AMD designed the Radeon RX 5600 XT to dominate the sub-$300 market segment by offering the highest performance in this class at a starting price of $279. The competition between AMD and NVIDIA is more balanced here because NVIDIA's GTX 16-series lacks ray-tracing hardware, leaving it to compete with AMD on its terms. Before launch, AMD showed off graphs of the RX 5600 XT significantly outperforming the GTX 1660 Ti, forcing NVIDIA to coax its partners into designing cost-effective versions of its GeForce RTX 2060 at $299. In a last-minute response to this move, AMD revised the specifications of the RX 5600 XT, giving partners the freedom to deploy 10%–15% higher GPU clocks and faster 14 Gbps memory compared to its stock 12 Gbps. Soon after launch, ASRock released an easy 1-click BIOS updater for their Phantom Gaming D3 that enabled these new specifications. We used these specifications in all our testing of the card. ASRock provides full warranty for the higher memory clocks.
Under the hood, the RX 5600 XT uses the 7 nm "Navi 10" silicon with mostly the same core configuration as the RX 5700, but with a quarter less of its memory size and bandwidth. This 6 GB 192-bit GDDR6 setup gives the card about 288 GB/s of bandwidth at 12 Gbps. AMD's performance target for the RX 5600 XT hence is 1080p gaming at high frame rates (90 FPS or more), while retaining the ability to play today's games at 1440p with fairly high details at around 60 FPS.
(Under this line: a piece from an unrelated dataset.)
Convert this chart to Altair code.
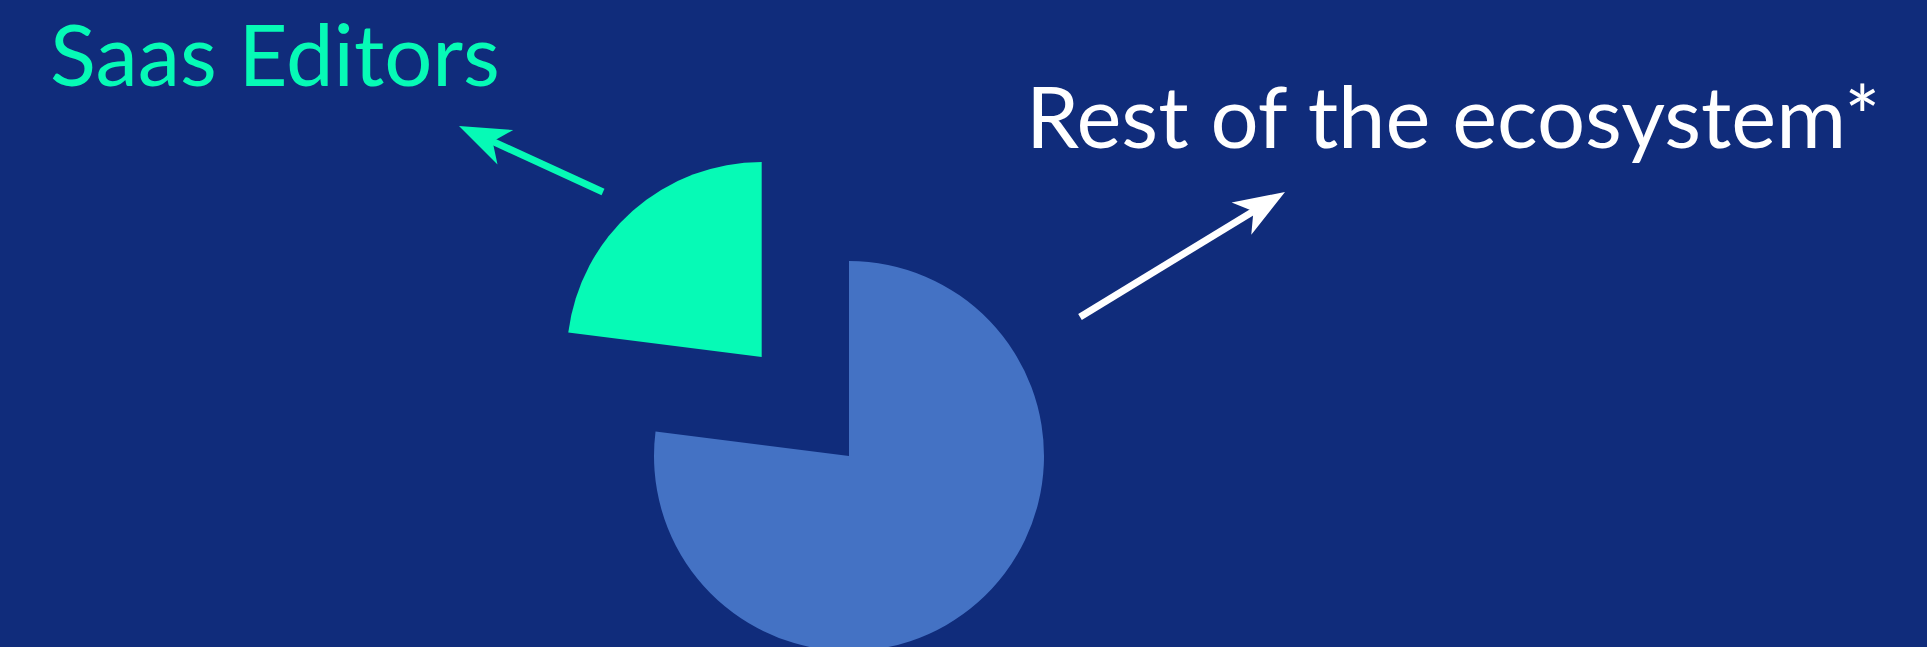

ASRock chose to give this card a single 8-pin PCIe power input configuration and 14 Gbps memory after the post-launch BIOS update. The new BIOS runs the GPU at up to 1750 MHz boost, around 1670 MHz game clocks, and 14 Gbps for the memory. The cooling solution for this card is designed for cards of a higher segment, with its chunky triple-slot aluminium fin-stack heatsink and three fans, which will definitely help with noise and temperatures. ASRock is pricing the RX 5600 XT Phantom Gaming D3 at $290, a small $10 premium over AMD's $280 baseline.